Regina Dalcastagné, professora e crítica literária
A palavra do autor
“Meu segundo livro, finalista do Prêmio Casa das Américas, em Cuba, em 1978. As sete histórias começaram a nascer quando comecei a trabalhar no ABC Paulista. Foram frutos de minha vivência ali por três anos, bem como das minhas viagens de trem e ônibus entre São Bernardo do Campo e o bairro de São Miguel Paulista, na zona leste da capital, onde passei a morar após chegar do sertão da Bahia. Nele tentei reconstruir o universo dos trabalhadores, revelando por dentro o inferno da indústria automobilística, descrito por quem o conheceu como trabalhador; o inferno dos turnos de trabalho; o inferno do facão (a ameaça permanente de demissão, como instrumento de chantagem contra os que se recusavam a fazer horas extras ou a trabalhar nos domingos). E tudo isso com o olhar atento a tudo que aprendi de literatura, insuflando alma aos personagens, cinzelando seus rostos, criando suas identidades perdidas e sempre em busca da felicidade, supremo objetivo dos homens.”
“Paragens”
• De Roniwalter Jatobá
• Boitempo Editorial
• 184 páginas
• R$ 47,70
“A arte de Roniwalter está em, a partir da crise social, construir uma visão da crise ética decorrente e conseguir uma solução ética consistente, por meio do recurso de reminiscências das formas velhas de narrar subjacentes às características modernas. Desta forma, a crise da sociedade, externa, passa também a ser força de estilo – parte interna, forma portanto – da obra literária.”

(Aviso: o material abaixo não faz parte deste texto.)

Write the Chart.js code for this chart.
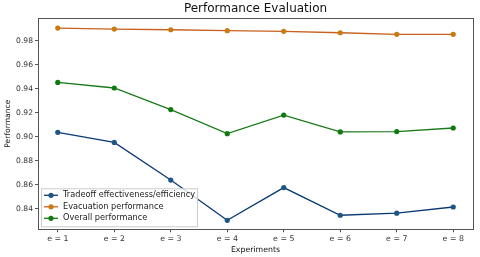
<!DOCTYPE html>
<html>
<head>
<meta charset="utf-8">
<script src="https://cdn.jsdelivr.net/npm/chart.js@4"></script>
<style>
    html, body { margin: 0; padding: 0; background: #fff; }
    #wrap { width: 480px; height: 257px; }
</style>
</head>
<body>
<div id="wrap"><canvas id="chart-performance"></canvas></div>
<script>
const categories = ['e = 1', 'e = 2', 'e = 3', 'e = 4', 'e = 5', 'e = 6', 'e = 7', 'e = 8'];
const tradeoff = [0.9036, 0.8952, 0.8638, 0.8302, 0.8575, 0.8344, 0.8361, 0.8413];
const evacuation = [0.9906, 0.9898, 0.9892, 0.9884, 0.9879, 0.9867, 0.9854, 0.9854];
const overall = [0.9452, 0.9406, 0.9226, 0.9025, 0.9180, 0.9039, 0.9042, 0.9072];
const yTicks = [0.84, 0.86, 0.88, 0.90, 0.92, 0.94, 0.96, 0.98];

const FONT = 'DejaVu Sans';
const TITLE = 'Performance Evaluation';

function points(values) {
    return values.map(function (v, i) { return { x: i + 1, y: v }; });
}

function series(label, values, lineColor, dotColor) {
    return {
        label: label,
        data: points(values),
        borderColor: lineColor,
        backgroundColor: dotColor,
        pointBackgroundColor: dotColor,
        pointBorderColor: dotColor,
        pointRadius: 2.6,
        pointBorderWidth: 0,
        borderWidth: 1.3,
        tension: 0,
    };
}

// title over the plot area, frame round it, legend inside lower left
const framePlugin = {
    id: 'frame',
    afterDraw(chart) {
        const ctx = chart.ctx;
        const a = chart.chartArea;
        ctx.save();

        ctx.fillStyle = '#111';
        ctx.font = '12px "' + FONT + '"';
        ctx.textAlign = 'center';
        ctx.textBaseline = 'middle';
        ctx.fillText(TITLE, (a.left + a.right) / 2, 9);
        ctx.textAlign = 'left';

        ctx.strokeStyle = '#555';
        ctx.lineWidth = 1;
        ctx.strokeRect(Math.round(a.left) + 0.5, Math.round(a.top) + 0.5,
            Math.round(a.right - a.left), Math.round(a.bottom - a.top));

        // legend
        const bx = a.left + 3, by = a.bottom - 41, bw = 156, bh = 38;
        ctx.fillStyle = 'rgba(255,255,255,0.8)';
        ctx.strokeStyle = '#ccc';
        ctx.fillRect(bx + 0.5, by + 0.5, bw, bh);
        ctx.strokeRect(bx + 0.5, by + 0.5, bw, bh);
        ctx.font = '8.2px "' + FONT + '"';
        chart.data.datasets.forEach(function (ds, i) {
            const y = by + 7 + i * 11.5;
            ctx.strokeStyle = ds.borderColor;
            ctx.lineWidth = 1.3;
            ctx.beginPath();
            ctx.moveTo(bx + 3, y);
            ctx.lineTo(bx + 17, y);
            ctx.stroke();
            ctx.fillStyle = ds.pointBackgroundColor;
            ctx.beginPath();
            ctx.arc(bx + 10, y, 2.6, 0, Math.PI * 2);
            ctx.fill();
            ctx.fillStyle = '#222';
            ctx.fillText(ds.label, bx + 22, y);
        });
        ctx.restore();
    },
};

const canvas = document.getElementById('chart-performance');

new Chart(canvas, {
    type: 'line',
    data: {
        datasets: [
            series('Tradeoff effectiveness/efficiency', tradeoff, '#0b3a75', '#1d5685'),
            series('Evacuation performance', evacuation, '#c9601e', '#c97a10'),
            series('Overall performance', overall, '#187a18', '#0f7a0f'),
        ],
    },
    options: {
        responsive: true,
        maintainAspectRatio: false,
        animation: false,
        devicePixelRatio: 1,
        layout: {
            padding: { left: 3, right: 7, top: 18, bottom: 2 },
        },
        plugins: {
            legend: { display: false },
            tooltip: { enabled: false },
            title: { display: false },
        },
        scales: {
            x: {
                type: 'linear',
                min: 0.65,
                max: 8.35,
                afterBuildTicks: function (axis) {
                    axis.ticks = categories.map(function (c, i) { return { value: i + 1 }; });
                },
                ticks: {
                    color: '#333',
                    font: { family: FONT, size: 7.8 },
                    padding: 2,
                    maxRotation: 0,
                    callback: function (value) { return categories[value - 1]; },
                },
                grid: { drawOnChartArea: false, drawTicks: true, tickLength: 3, color: '#555' },
                border: { display: false },
                title: {
                    display: true,
                    text: 'Experiments',
                    color: '#111',
                    font: { family: FONT, size: 7.8 },
                    padding: { top: 0, bottom: 0 },
                },
            },
            y: {
                min: 0.8227,
                max: 0.999,
                afterFit: function (axis) { axis.width = 35; },
                afterBuildTicks: function (axis) {
                    axis.ticks = yTicks.map(function (v) { return { value: v }; });
                },
                ticks: {
                    color: '#333',
                    font: { family: FONT, size: 7.6 },
                    padding: 2,
                    callback: function (value) { return value.toFixed(2); },
                },
                grid: { drawOnChartArea: false, drawTicks: true, tickLength: 3, color: '#555' },
                border: { display: false },
                title: {
                    display: true,
                    text: 'Performance',
                    color: '#111',
                    font: { family: FONT, size: 7.6 },
                    padding: { top: 0, bottom: 0 },
                },
            },
        },
    },
    plugins: [framePlugin],
});
</script>
</body>
</html>
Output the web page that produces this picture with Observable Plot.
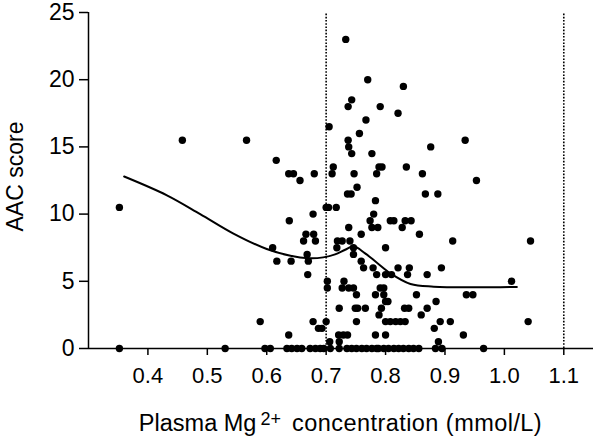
<!DOCTYPE html>
<html>
<head>
<meta charset="utf-8">
<script src="https://cdn.jsdelivr.net/npm/d3@7"></script>
<script src="https://cdn.jsdelivr.net/npm/@observablehq/plot@0.6"></script>
<style>
  html, body { margin: 0; padding: 0; background: #fff; }
  #chart svg { display: block; }
  #chart svg text { font-family: 'Liberation Sans', Arial, sans-serif; }
</style>
</head>
<body>
<div id="chart"></div>
<script>
// Plasma Mg2+ (mmol/L) and AAC score of each participant (paired arrays)
const mg = [
  0.733,
  0.770,
  0.830,
  0.743,
  0.737, 0.791,
  0.821,
  0.767,
  0.705,
  0.756,
  0.458, 0.566, 0.737, 0.934,
  0.738, 0.876,
  0.743, 0.777,
  0.616,
  0.712, 0.789, 0.794, 0.835,
  0.637, 0.645, 0.680, 0.710, 0.747, 0.785, 0.862,
  0.656, 0.953,
  0.752,
  0.736, 0.742, 0.867, 0.888,
  0.783,
  0.352, 0.700, 0.704, 0.717,
  0.678, 0.780,
  0.638, 0.774, 0.808, 0.814, 0.833, 0.843,
  0.738, 0.777, 0.787, 0.828,
  0.666, 0.679, 0.759, 0.857,
  0.662, 0.682, 0.719, 0.727, 0.740, 0.913, 1.044,
  0.610, 0.718, 0.746, 0.800,
  0.668, 0.746,
  0.617, 0.641, 0.670, 0.759,
  0.763, 0.779, 0.821, 0.840, 0.894,
  0.669, 0.785, 0.800, 0.810, 0.837, 0.870,
  0.702, 0.730, 1.012,
  0.702, 0.727, 0.738, 0.746, 0.791, 0.797,
  0.751, 0.783, 0.797, 0.852, 0.936, 0.947,
  0.800, 0.804, 0.885,
  0.722, 0.749, 0.753, 0.766, 0.793, 0.832, 0.839, 0.870,
  0.789, 0.860,
  0.589, 0.678, 0.700, 0.751, 0.800, 0.808, 0.817, 0.825, 0.833, 0.892, 0.909, 1.040,
  0.687, 0.693, 0.882,
  0.637, 0.721, 0.729, 0.736, 0.783, 0.800, 0.931,
  0.706, 0.722, 0.889,
  0.352, 0.530, 0.597, 0.606, 0.634, 0.642, 0.651, 0.659, 0.673, 0.682, 0.690, 0.696,
  0.707, 0.722, 0.735, 0.743, 0.751, 0.760, 0.768, 0.777, 0.785, 0.788, 0.797, 0.805,
  0.814, 0.822, 0.830, 0.839, 0.847, 0.856, 0.884, 0.895, 0.965
];
const aac = [
  23,
  20,
  19.5,
  18.5,
  18, 18,
  17.5,
  17,
  16.5,
  16,
  15.5, 15.5, 15.5, 15.5,
  15, 15,
  14.5, 14.5,
  14,
  13.5, 13.5, 13.5, 13.5,
  13, 13, 13, 13, 13, 13, 13,
  12.5, 12.5,
  12,
  11.5, 11.5, 11.5, 11.5,
  11,
  10.5, 10.5, 10.5, 10.5,
  10, 10,
  9.5, 9.5, 9.5, 9.5, 9.5, 9.5,
  9, 9, 9, 9,
  8.5, 8.5, 8.5, 8.5,
  8, 8, 8, 8, 8, 8, 8,
  7.5, 7.5, 7.5, 7.5,
  7, 7,
  6.5, 6.5, 6.5, 6.5,
  6, 6, 6, 6, 6,
  5.5, 5.5, 5.5, 5.5, 5.5, 5.5,
  5, 5, 5,
  4.5, 4.5, 4.5, 4.5, 4.5, 4.5,
  4, 4, 4, 4, 4, 4,
  3.5, 3.5, 3.5,
  3, 3, 3, 3, 3, 3, 3, 3,
  2.5, 2.5,
  2, 2, 2, 2, 2, 2, 2, 2, 2, 2, 2, 2,
  1.5, 1.5, 1.5,
  1, 1, 1, 1, 1, 1, 1,
  0.5, 0.5, 0.5,
  0, 0, 0, 0, 0, 0, 0, 0, 0, 0, 0, 0,
  0, 0, 0, 0, 0, 0, 0, 0, 0, 0, 0, 0,
  0, 0, 0, 0, 0, 0, 0, 0, 0
];

// Smoothed fit curve
const curveMg  = [0.360, 0.432, 0.488, 0.544, 0.600, 0.640, 0.670, 0.695, 0.715, 0.732, 0.746, 0.765, 0.785, 0.808, 0.842, 0.881, 0.950, 1.021];
const curveAac = [12.8, 11.4, 10.0, 8.55, 7.4, 6.9, 6.72, 6.78, 7.0, 7.35, 7.6, 7.1, 6.4, 5.6, 4.8, 4.6, 4.55, 4.58];

// Reference lines (normal range bounds) and ticks
const refLines = [0.7, 1.1];
const xTicks = [0.4, 0.5, 0.6, 0.7, 0.8, 0.9, 1.0, 1.1];
const yTicks = [0, 5, 10, 15, 20, 25];
const xTitleParts = ["Plasma Mg", "2+", "concentration (mmol/L)"];
const yTitle = "AAC score";

const points = mg.map((m, i) => ({mg: m, aac: aac[i]}));
const curve = curveMg.map((m, i) => ({mg: m, aac: curveAac[i]}));
const xTitleFull = xTitleParts.join(" ");

const chart = Plot.plot({
  width: 596,
  height: 436,
  marginLeft: 88,
  marginRight: 3,
  marginTop: 12,
  marginBottom: 88,
  style: {fontFamily: "'Liberation Sans', Arial, sans-serif", fontSize: "22px", background: "#fff", color: "#000"},
  x: {domain: [0.3, 1.15], ticks: xTicks, tickFormat: d3.format(".1f"), tickSize: 7, tickPadding: 12, label: null},
  y: {domain: [0, 25], ticks: yTicks, tickSize: 9, tickPadding: 5, label: null},
  marks: [
    Plot.ruleX(refLines, {y1: 0, y2: 25, stroke: "#000", strokeWidth: 1.6, strokeDasharray: "1.6,1.6"}),
    Plot.ruleY([0], {stroke: "#000", strokeWidth: 1.5}),
    Plot.ruleX([0.3], {y1: 0, y2: 25, stroke: "#000", strokeWidth: 1.5}),
    Plot.line(curve, {x: "mg", y: "aac", curve: "catmull-rom", stroke: "#000", strokeWidth: 2}),
    Plot.dot(points, {x: "mg", y: "aac", r: 3.7, fill: "#000", stroke: "none"}),
    Plot.text([yTitle], {text: d => d, frameAnchor: "left", textAnchor: "middle", lineAnchor: "middle", dx: -72.5, dy: -4, rotate: -90, fontSize: 23, fill: "#000"}),
    Plot.text([xTitleFull], {text: d => d, frameAnchor: "bottom", textAnchor: "middle", lineAnchor: "middle", dx: -0.5, dy: 75, fontSize: 23.5, fill: "#000"})
  ]
});

document.getElementById("chart").appendChild(chart);

const svg = d3.select(chart);
// axis tick labels and tick strokes
svg.selectAll('g[aria-label*="axis"] text, g[aria-label*="axis"] tspan')
  .style("font-size", "22px").style("fill", "#000")
  .style("font-family", "'Liberation Sans', Arial, sans-serif");
svg.selectAll('g[aria-label*="y-axis"] text').style("font-size", "23px");
svg.selectAll('g[aria-label*="axis"] path, g[aria-label*="axis"] line')
  .style("stroke-width", "1.5px").style("stroke", "#000");

// superscript in the x title
svg.selectAll("text").each(function () {
  if (this.textContent === xTitleFull) {
    const t = d3.select(this);
    t.text(null);
    t.append("tspan").text(xTitleParts[0]);
    t.append("tspan").attr("dx", 4).attr("dy", -6).attr("font-size", 18).text(xTitleParts[1]);
    t.append("tspan").attr("dx", 11).attr("dy", 6).attr("font-size", 23.5).style("letter-spacing", "0.45px").text(xTitleParts[2]);
  }
});
</script>
</body>
</html>
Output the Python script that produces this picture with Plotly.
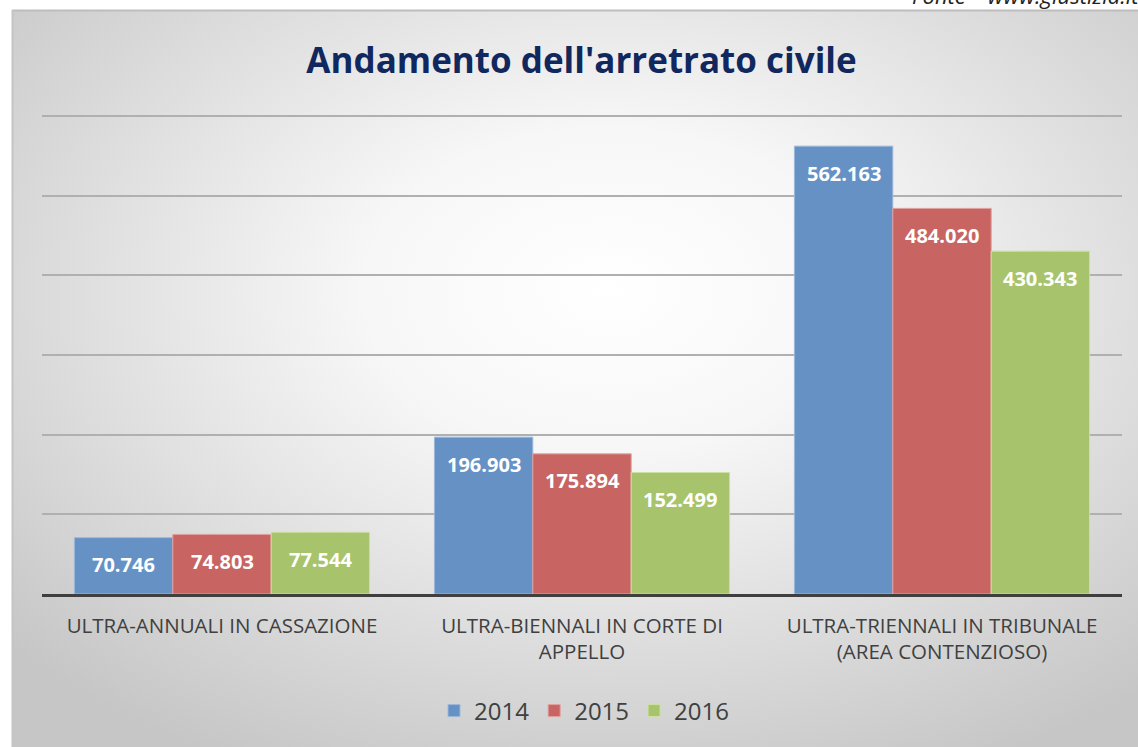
import base64
import plotly.graph_objects as go

categories = [
    "ULTRA-ANNUALI IN CASSAZIONE",
    "ULTRA-BIENNALI IN CORTE DI<br>APPELLO",
    "ULTRA-TRIENNALI IN TRIBUNALE<br>(AREA CONTENZIOSO)",
]
years = ["2014", "2015", "2016"]
values_2014 = [70746, 196903, 562163]
values_2015 = [74803, 175894, 484020]
values_2016 = [77544, 152499, 430343]
series = [values_2014, values_2015, values_2016]
colors = ["#6591c5", "#c86563", "#a7c46d"]
edge_colors = ["#9db8dc", "#e0a09e", "#cde0a4"]

W, H = 1138, 747
L, R, T, B = 42, 16, 112, 153
pw, ph = W - L - R, H - T - B


def px_x(p):
    return (p - L) / pw


def px_y(p):
    return (H - B - p) / ph


def fmt(v):
    return f"{v:,}".replace(",", ".")


svg = (
    '<svg xmlns="http://www.w3.org/2000/svg" width="1000" height="1000" '
    'preserveAspectRatio="none" viewBox="0 0 1000 1000">'
    '<defs><radialGradient id="g" cx="0.53" cy="0.38" r="0.72">'
    '<stop offset="0" stop-color="#ffffff"/>'
    '<stop offset="0.3" stop-color="#f7f7f7"/>'
    '<stop offset="1" stop-color="#c6c6c6"/>'
    '</radialGradient></defs>'
    '<rect width="1000" height="1000" fill="url(#g)"/></svg>'
)
bg_src = "data:image/svg+xml;base64," + base64.b64encode(svg.encode()).decode()

fig = go.Figure()
for yr, vals, c, ec in zip(years, series, colors, edge_colors):
    fig.add_trace(go.Bar(
        x=categories, y=vals, name=yr,
        marker=dict(color=c, line=dict(color=ec, width=1)),
    ))

bar_w = pw / 3 * (1 - 0.18) / 3
for i, vals in enumerate(series):
    for cat, v in zip(categories, vals):
        fig.add_annotation(
            x=cat, y=v, xref="x", yref="y", text=fmt(v), showarrow=False,
            xshift=(i - 1) * bar_w, yshift=-27, yanchor="middle",
            font=dict(family="Open Sans", size=20, color="white", weight="bold"),
        )

fig.add_annotation(
    x=px_x(910), y=px_y(12), xref="paper", yref="paper", xanchor="left",
    yanchor="bottom", showarrow=False, text="<i>Fonte – www.giustizia.it</i>",
    font=dict(family="Open Sans", size=22, color="#222222"),
)

fig.add_layout_image(
    source=bg_src, xref="paper", yref="paper",
    x=px_x(12), y=px_y(10), sizex=(W - 12) / pw, sizey=(H - 10) / ph,
    xanchor="left", yanchor="top", sizing="stretch", layer="below",
)
fig.add_shape(type="line", xref="paper", yref="paper",
              x0=px_x(12), x1=px_x(W + 5), y0=px_y(10.5), y1=px_y(10.5),
              line=dict(color="#bdbdbd", width=2))
fig.add_shape(type="line", xref="paper", yref="paper",
              x0=px_x(12.5), x1=px_x(12.5), y0=px_y(10), y1=px_y(H + 5),
              line=dict(color="#c4c4c4", width=2))

fig.update_layout(
    width=W, height=H,
    margin=dict(l=L, r=R, t=T, b=B),
    paper_bgcolor="white", plot_bgcolor="rgba(0,0,0,0)",
    barmode="group", bargap=0.18, bargroupgap=0,
    title=dict(
        text="Andamento dell'arretrato civile", x=0.511, xanchor="center",
        y=1 - 61 / H, yanchor="middle",
        font=dict(family="Open Sans", size=35, color="#10285e", weight="bold"),
    ),
    legend=dict(
        orientation="h", x=px_x(584), xanchor="center", y=px_y(711),
        yanchor="middle", font=dict(family="Open Sans", size=24, color="#404040"),
        bgcolor="rgba(0,0,0,0)", itemwidth=30,
    ),
    font=dict(family="Open Sans"),
)
fig.update_xaxes(
    showgrid=False, showline=True, linecolor="#3f3f3f", linewidth=3,
    tickfont=dict(family="Open Sans", size=20.5, color="#404040"), ticks="outside",
    ticklen=11, tickcolor="rgba(0,0,0,0)",
)
fig.update_yaxes(
    range=[0, 605000], dtick=100000, showticklabels=False,
    showgrid=True, gridcolor="#b0b0b0", gridwidth=1.5, zeroline=False,
    showline=False,
)

fig.write_html("out.html", config={"displayModeBar": False},
               post_script="document.body.style.margin='0';")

Flávio Aguiar, professor e tradutor
A palavra do autor
“Finalista do Prêmio Jabuti de 2004, traz três novelas: “Pássaro selvagem”, “Paragens”, que dá título ao livro, e “Tiziu”. A primeira conta a história de um menino que termina por migrar para a cidade grande, saindo de uma cidadezinha praticamente ressurgida das cinzas com o asfaltamento da Rio-Bahia em Minas Gerais, em cujo enredo uso a minha memória da infância e faço uma reflexão sobre a passagem do tempo. “Paragens” evoca o mergulho de um trabalhador numa viagem de metrô pela capital paulistana. Uma curiosidade: pela primeira vez esse meio de transporte foi abordado na literatura brasileira. De estação em estação, busca seu destino, que é nenhum. “Tiziu” é a história de uma tragédia, de um operário que perdeu a mão em um acidente de trabalho. Veio para São Paulo, desencontrou-se da vida. Enfim, é a saga de um homem que vive a dura e descarnada história vivida por milhões de brasileiros, aqueles que nascem e vivem bem longe até mesmo dos mínimos direitos de um cidadão, lutando duramente pela sobrevivência e sonhando sonhos que, embora pequenos, não têm qualquer chance de realização. O enredo, no entanto, é a volta. A volta para encontrar a si mesmo em um lugar que não é mais o mesmo.”